Of course, these fears are likely amplified by the fact that these students are speaking in their non-native language, and might not have the skills required to ad lib or gracefully correct a mistake. Over the years I’ve seen my share of sweaty brows, shaking hands, and unsteady voices. I’ve also seen every single one of the aforementioned fears come true—on multiple occasions. Sometimes a mispronunciation results in unintended hilarity, or a presentation finishes and is met with disinterested, blank stares.

Why do we subject them to such torture?

Whether or not they willingly admit it, most students inherently know why it’s important for them to practice public speaking. Most of my students tell me early on that they’re studying English in order to improve their job prospects, attend university, build a career in an English-speaking country or with a multinational company. As teachers, we’re responsible for giving them the tools to work their public speaking muscle, and help them to build up confidence speaking English that they will take with them long after their courses have finished.

These are the three major tips I have learned over the years.

1. Give sufficient practice time

The most common thing that my students said improved their confidence was having sufficient time to practice. They want to rehearse, ensuring that they don’t stumble over any pronunciations, forget any information, or misunderstand the required language. Sufficient practice time also means you can give them feedback or correct any obvious errors. This is very helpful for them—but only up to a point. Just as teachers, we know that no lesson is perfect and no lesson is going to go exactly as planned, we need to ensure that our students understand this about presentations. Assigning a presentation at least one day in advance can help calm students, as they’re able to spend as much time outside of class as they personally feel is necessary to practice.

2. Provide ample (and specific) feedback

Objective, specific feedback is another important tool that we can use as teachers to help students gain confidence when public speaking. If students feel as though they have something to gain from giving the presentation, and they can then apply that information to their next presentation, they may experience the same fear—though feel more able to face it. Using a rubric so they can see specific areas to improve is useful. Teacher comments are also beneficial—the more specific, the better. Combined with frequent presentations and opportunities for public speaking, both formal and informal, students will be able to build on previous feedback and increase their confidence each time they speak.

3. Create a positive atmosphere

Finally, the factor that I believe is the most important but least obvious to students, is having a classroom atmosphere and culture that is accepting, supportive, and respectful. Teachers need to set the tone and the expectation that any display of disrespect during another student’s presentation will not be tolerated. This includes ensuring attention is on the speaker and there is no cellphone use, side conversation, or other distraction taking place. Teaching and reminding students of active listening skills, including asking thoughtful questions at the end of a presentation, is important in this context. Oftentimes students have chosen a topic they are passionate about, or have spent a great deal of time and effort researching, and half-hearted applause and no follow-up questions from peers can be very discouraging. Finally, it’s important to frequently emphasize that everyone in that room is there to learn, and while some may speak more naturally or confidently than others, everybody makes mistakes.
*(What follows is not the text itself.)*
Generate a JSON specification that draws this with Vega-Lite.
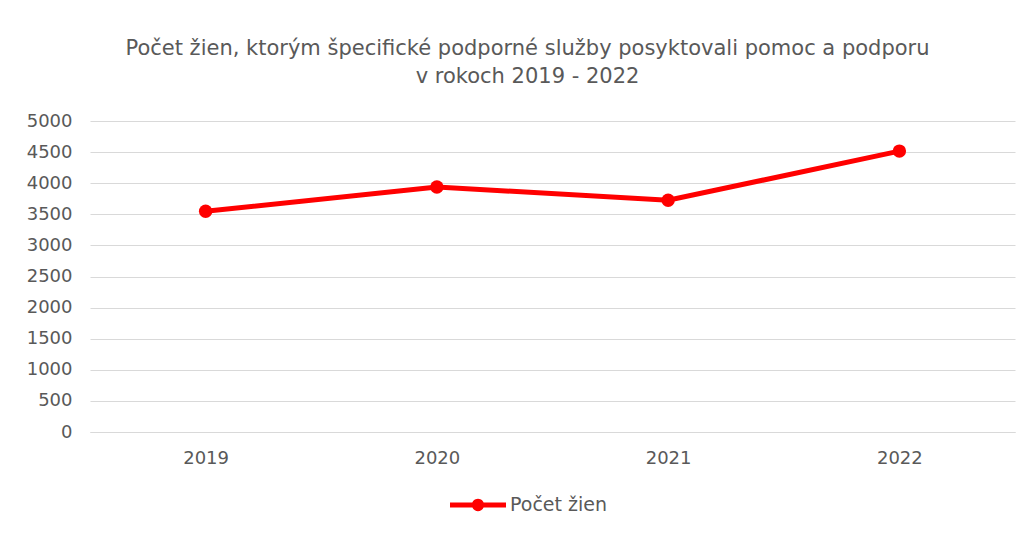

A student once said public speaking and presenting is like ripping off a band-aid – it can be painful and unpleasant, but it has to be done. By keeping in mind both the specific anxieties that students are experiencing and the strategies that can be used to quell these anxieties, we as teachers can help students feel more comfortable speaking in front of their peers. When students see presentations as an opportunity to showcase their hard work and show off their knowledge and passions, rather than as a painful but necessary hurdle to overcome, everybody wins.